The aim of financial risk control is to ensure
that cash is available in the event of something going wrong. In the case of
pure risk the traditional method has been to purchase insurance but this
approach has been changing with self-financing becoming more acceptable than
in the past. The providing of finance in the event of a loss occurring is
required for all risks in addition to insurable risks. For example cash may
be required to recall a defective product or provide advertising in the
event of adverse publicity following an incident such as glass being found
in baby food or chickens being fed on a poisonous substance as was
discovered in Belgium in 1999.
In all cases a formal strategy should be in place so that immediately
something does go wrong finances are available to deal with the incident.

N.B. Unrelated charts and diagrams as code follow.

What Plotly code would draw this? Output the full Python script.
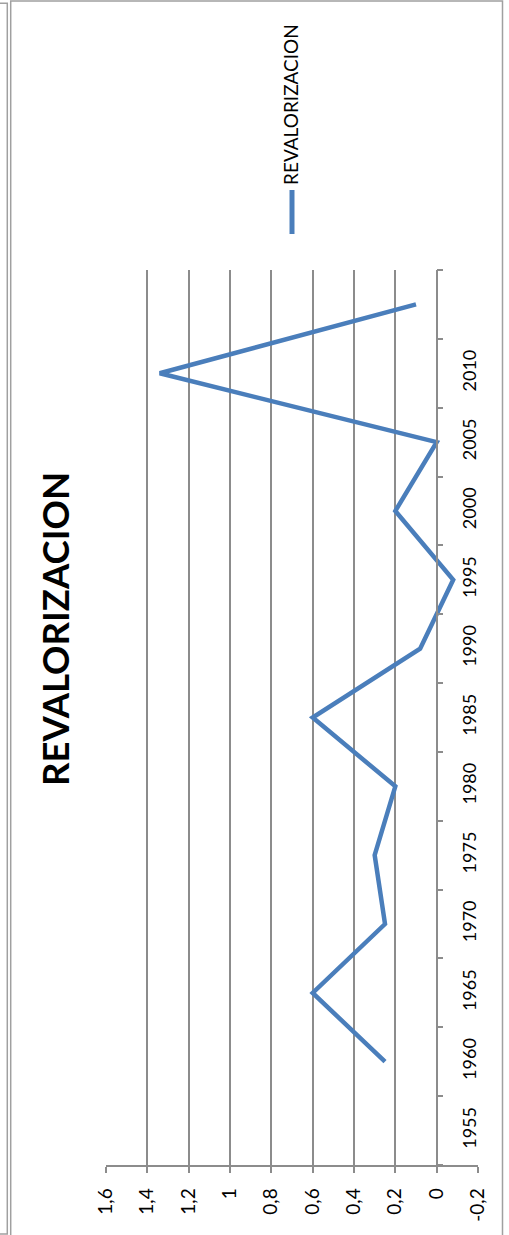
import plotly.graph_objects as go

# Series data
years = [1960, 1965, 1970, 1975, 1980, 1985, 1990, 1995, 2000, 2005, 2010, 2015]
revalorizacion = [0.25, 0.60, 0.25, 0.30, 0.20, 0.60, 0.08, -0.08, 0.20, 0.00, 1.34, 0.10]

# Axis labels
year_ticks = [1955, 1960, 1965, 1970, 1975, 1980, 1985, 1990, 1995, 2000, 2005, 2010]
value_ticks = [1.6, 1.4, 1.2, 1.0, 0.8, 0.6, 0.4, 0.2, 0.0, -0.2]
value_labels = ["1,6", "1,4", "1,2", "1", "0,8", "0,6", "0,4", "0,2", "0", "-0,2"]

series_name = "REVALORIZACION"
chart_title = "REVALORIZACION"

W, H = 509, 1235
L, R, T, B = 106, 478, 270, 1165
FONT = "Lato"
GRID = "#8c8c8c"
BLUE = "#4a7ebb"


def px(x):
    return (x - L) / (R - L)


def py(y):
    return (B - y) / (B - T)


vmin, vmax = -0.2, 1.6
zero_pos = (vmax - 0.0) / (vmax - vmin)
year_range = [1952.5, 2017.5]
year_bounds = [1952.5 + 5 * k for k in range(14)]

fig = go.Figure()
fig.add_trace(go.Scatter(
    x=revalorizacion, y=years, mode="lines", name=series_name,
    line=dict(color=BLUE, width=4.5), showlegend=False,
))
# invisible carrier for the year label axis
fig.add_trace(go.Scatter(x=[None], y=[None], yaxis="y2", showlegend=False,
                         hoverinfo="skip"))

fig.update_layout(
    width=W, height=H,
    margin=dict(l=L, r=W - R, t=T, b=H - B),
    paper_bgcolor="white", plot_bgcolor="white",
    font=dict(family=FONT, size=18, color="black"),
    xaxis=dict(
        range=[vmax, vmin], tickvals=value_ticks, ticktext=value_labels,
        tickangle=-90, showgrid=True, gridcolor=GRID, gridwidth=1.5,
        showline=True, linecolor=GRID, linewidth=1.5,
        ticks="outside", ticklen=6, tickcolor=GRID, tickwidth=1.5,
        zeroline=False, tickfont=dict(size=19), ticklabelstandoff=8,
    ),
    yaxis=dict(
        range=year_range, tickvals=year_bounds,
        ticktext=[""] * len(year_bounds),
        anchor="free", position=zero_pos, side="right",
        showgrid=False, zeroline=False,
        showline=True, linecolor=GRID, linewidth=1.5,
        ticks="outside", ticklen=6, tickcolor=GRID, tickwidth=1.5,
    ),
    yaxis2=dict(
        range=year_range, tickvals=year_ticks, tickangle=-90,
        overlaying="y", anchor="free", position=zero_pos, side="right",
        showgrid=False, zeroline=False, showline=False, ticks="",
        tickfont=dict(size=18), ticklabelstandoff=20,
    ),
)

# Chart title, rotated
fig.add_annotation(
    text="<b>" + chart_title + "</b>", textangle=-90,
    x=px(55), y=py(629), xref="paper", yref="paper",
    xanchor="center", yanchor="middle",
    showarrow=False, font=dict(size=36.5, family=FONT, color="black"),
)

# Legend entry, rotated
fig.add_shape(type="line", xref="paper", yref="paper",
              x0=px(292), x1=px(292), y0=py(190), y1=py(234),
              line=dict(color=BLUE, width=5))
fig.add_annotation(
    text=series_name, textangle=-90,
    x=px(291), y=py(105), xref="paper", yref="paper",
    xanchor="center", yanchor="middle",
    showarrow=False, font=dict(size=19, family=FONT, color="black"),
)

# Chart frame
frame = dict(color="#a0a0a0", width=1.5)
fig.add_shape(type="rect", xref="paper", yref="paper",
              x0=px(10.7), x1=px(502.5), y0=py(1240), y1=py(1),
              line=frame)
fig.add_shape(type="rect", xref="paper", yref="paper",
              x0=px(-5), x1=px(7.3), y0=py(1234), y1=py(3.3),
              line=frame)

fig.write_html("out.html")
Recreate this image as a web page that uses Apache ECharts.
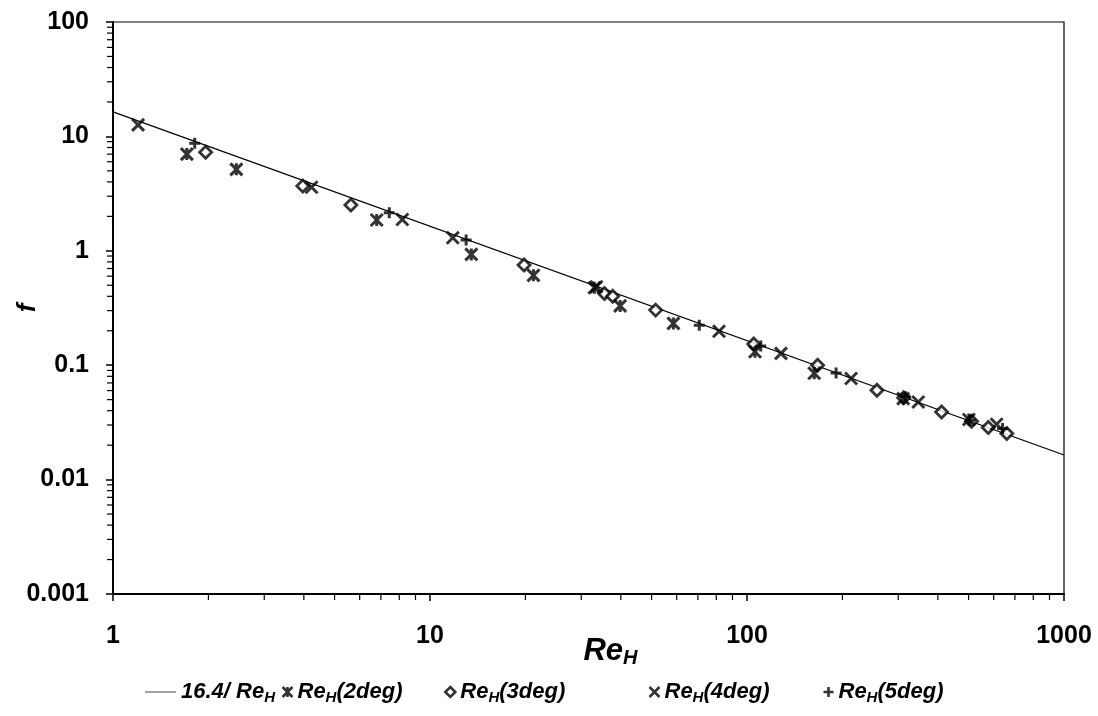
<!DOCTYPE html>
<html>
<head>
<meta charset="utf-8">
<script src="https://cdn.jsdelivr.net/npm/echarts@6/dist/echarts.min.js"></script>
<style>
html, body { margin: 0; padding: 0; background: #fff; }
#chart { width: 1098px; height: 716px; }
</style>
</head>
<body>
<div id="chart"></div>
<script>
// values
const lineRe = [1, 1000];
const lineF = [16.4, 0.0164];

const re2 = [1.71, 2.45, 6.79, 13.5, 21.2, 33.0, 39.8, 58.6, 106, 163, 311, 501];
const f2 = [7.0, 5.15, 1.86, 0.93, 0.61, 0.475, 0.33, 0.232, 0.131, 0.085, 0.051, 0.0335];

const re3 = [1.96, 3.97, 5.63, 19.8, 35.5, 37.7, 51.5, 105, 167, 257, 312, 411, 511, 577, 660];
const f3 = [7.26, 3.68, 2.51, 0.75, 0.424, 0.401, 0.303, 0.153, 0.1, 0.0604, 0.052, 0.039, 0.0324, 0.0285, 0.0253];

const re4 = [1.2, 4.23, 8.18, 11.8, 33.5, 81.6, 128, 213, 347, 613];
const f4 = [12.6, 3.59, 1.88, 1.30, 0.485, 0.198, 0.127, 0.0765, 0.0477, 0.0305];

const re5 = [1.81, 7.44, 13.0, 70.7, 110.5, 191, 316, 505, 640];
const f5 = [8.7, 2.15, 1.24, 0.224, 0.147, 0.0856, 0.053, 0.033, 0.028];

const xTicks = ['1', '10', '100', '1000'];
const yTicks = ['0.001', '0.01', '0.1', '1', '10', '100'];

const FONT = '"Liberation Sans", Arial, sans-serif';
const zip = (xs, ys) => xs.map((x, i) => [x, ys[i]]);
const pickLabel = (list, v) => list.find(t => Math.abs(Math.log10(+t) - Math.log10(v)) < 0.01) || '';

// marker shapes
const STAR = 'path://M0,0L10,10M10,0L0,10M5,0L5,10';
const CROSS = 'path://M0,0L10,10M10,0L0,10';
const PLUS = 'path://M5,0L5,10M0,5L10,5';

const strokeMark = {color: 'none', borderColor: '#000', borderWidth: 3};

const legendRich = {
  t: {fontFamily: FONT, fontSize: 22, fontWeight: 'bold', fontStyle: 'italic', color: '#000', lineHeight: 26},
  s: {fontFamily: FONT, fontSize: 15, fontWeight: 'bold', fontStyle: 'italic', color: '#000', lineHeight: 13, verticalAlign: 'bottom'}
};
const legendText = name => name === 'fit' ? '{t|16.4/ Re}{s|H}' : '{t|Re}{s|H}{t|(' + name + ')}';

const oneLegend = (name, left, w, h, style, icon) => ({
  data: [icon ? {name: name, icon: icon} : name],
  left: left,
  top: 681,
  padding: 0,
  orient: 'horizontal',
  itemWidth: w,
  itemHeight: h,
  selectedMode: false,
  formatter: legendText,
  textStyle: {rich: legendRich},
  itemStyle: style
});

const chart = echarts.init(document.getElementById('chart'));

chart.setOption({
  animation: false,
  backgroundColor: '#fff',
  grid: {
    left: 113, right: 34, top: 22, bottom: 122,
    containLabel: false, outerBoundsMode: 'none',
    show: true, borderColor: '#000', borderWidth: 1.2
  },
  xAxis: {
    type: 'log',
    logBase: 10,
    min: 1,
    max: 1000,
    name: '{t|Re}{s|H}',
    nameLocation: 'middle',
    nameGap: 40,
    nameMoveOverlap: false,
    nameTextStyle: {
      padding: [0, 0, 0, 44],
      rich: {
        t: {fontFamily: FONT, fontSize: 31, fontWeight: 'bold', fontStyle: 'italic', color: '#000', lineHeight: 34},
        s: {fontFamily: FONT, fontSize: 20, fontWeight: 'bold', fontStyle: 'italic', color: '#000', lineHeight: 15, verticalAlign: 'bottom'}
      }
    },
    axisLine: {lineStyle: {color: '#000', width: 2}},
    axisTick: {inside: false, length: 7, lineStyle: {color: '#000', width: 1.5}},
    axisLabel: {
      margin: 30,
      fontFamily: FONT, fontSize: 25, fontWeight: 'bold', color: '#000',
      formatter: v => pickLabel(xTicks, v)
    },
    splitLine: {show: false}
  },
  yAxis: {
    type: 'log',
    logBase: 10,
    min: 0.001,
    max: 100,
    name: 'f',
    nameLocation: 'middle',
    nameGap: 72,
    nameMoveOverlap: false,
    nameTextStyle: {fontFamily: FONT, fontSize: 26, fontWeight: 'bold', fontStyle: 'italic', color: '#000'},
    axisLine: {lineStyle: {color: '#000', width: 2}},
    axisTick: {inside: false, length: 7, lineStyle: {color: '#000', width: 1.5}},
    axisLabel: {
      margin: 24,
      fontFamily: FONT, fontSize: 25, fontWeight: 'bold', color: '#000',
      formatter: v => pickLabel(yTicks, v)
    },
    splitLine: {show: false}
  },
  legend: [
    oneLegend('fit', 145, 31, 1, {color: '#444'}, 'rect'),
    oneLegend('2deg', 280, 10, 10, {color: 'none', borderColor: '#000', borderWidth: 2.6}),
    oneLegend('3deg', 444, 10, 10, {color: '#fff', borderColor: '#000', borderWidth: 2.6}),
    oneLegend('4deg', 647, 10, 10, {color: 'none', borderColor: '#000', borderWidth: 2.6}),
    oneLegend('5deg', 821, 10, 10, {color: 'none', borderColor: '#000', borderWidth: 2.6})
  ],
  series: [
    {
      name: 'fit',
      type: 'line',
      data: zip(lineRe, lineF),
      symbol: 'none',
      lineStyle: {color: '#000', width: 1.2},
      itemStyle: {color: '#000'},
      z: 1
    },
    {
      name: '2deg', type: 'scatter', data: zip(re2, f2),
      symbol: STAR, symbolSize: 12, itemStyle: strokeMark, z: 3
    },
    {
      name: '3deg', type: 'scatter', data: zip(re3, f3),
      symbol: 'diamond', symbolSize: 12,
      itemStyle: {color: '#fff', borderColor: '#000', borderWidth: 2.8}, z: 2
    },
    {
      name: '4deg', type: 'scatter', data: zip(re4, f4),
      symbol: CROSS, symbolSize: 12, itemStyle: strokeMark, z: 3
    },
    {
      name: '5deg', type: 'scatter', data: zip(re5, f5),
      symbol: PLUS, symbolSize: 11, itemStyle: strokeMark, z: 3
    }
  ]
});

// minor ticks at 2..9 of every decade, placed through the axes' own scales
const x0 = chart.convertToPixel({xAxisIndex: 0}, 1);
const y0 = chart.convertToPixel({yAxisIndex: 0}, 0.001);
const minor = [];
for (let k = 0; k < 3; k++) {
  for (let m = 2; m <= 9; m++) {
    const px = chart.convertToPixel({xAxisIndex: 0}, m * Math.pow(10, k));
    minor.push({type: 'line', shape: {x1: px, y1: y0, x2: px, y2: y0 + 6}, style: {stroke: '#000', lineWidth: 1.2}, silent: true});
  }
}
for (let k = -3; k < 2; k++) {
  for (let m = 2; m <= 9; m++) {
    const py = chart.convertToPixel({yAxisIndex: 0}, m * Math.pow(10, k));
    minor.push({type: 'line', shape: {x1: x0 - 6, y1: py, x2: x0, y2: py}, style: {stroke: '#000', lineWidth: 1.2}, silent: true});
  }
}
chart.setOption({graphic: minor});
</script>
</body>
</html>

Traditionally insurance has been the technology
that has been used for financing risk but the insurance market has failed to
deal with the increasing concern that business is expressing about risk and
has not been able to fulfil organisational requirements. This is due to the
fact that insurers are unable to insure outside the traditional market
either due to a lack of capital or because the new risks are seen as being
business risks to be faced by the owners of a concern. This has led to new
devices being developed to deal with risk.
For example bonds have been provided to provide
finance in he event of an earthquake or a severe storm. Financial risk
management has dealt with the problem of spreading the risks of investments
or currency exchange using various devices such as puts and options.
Physical and financial risk control will be dealt with in later chapters
when some of the new innovations will be considered.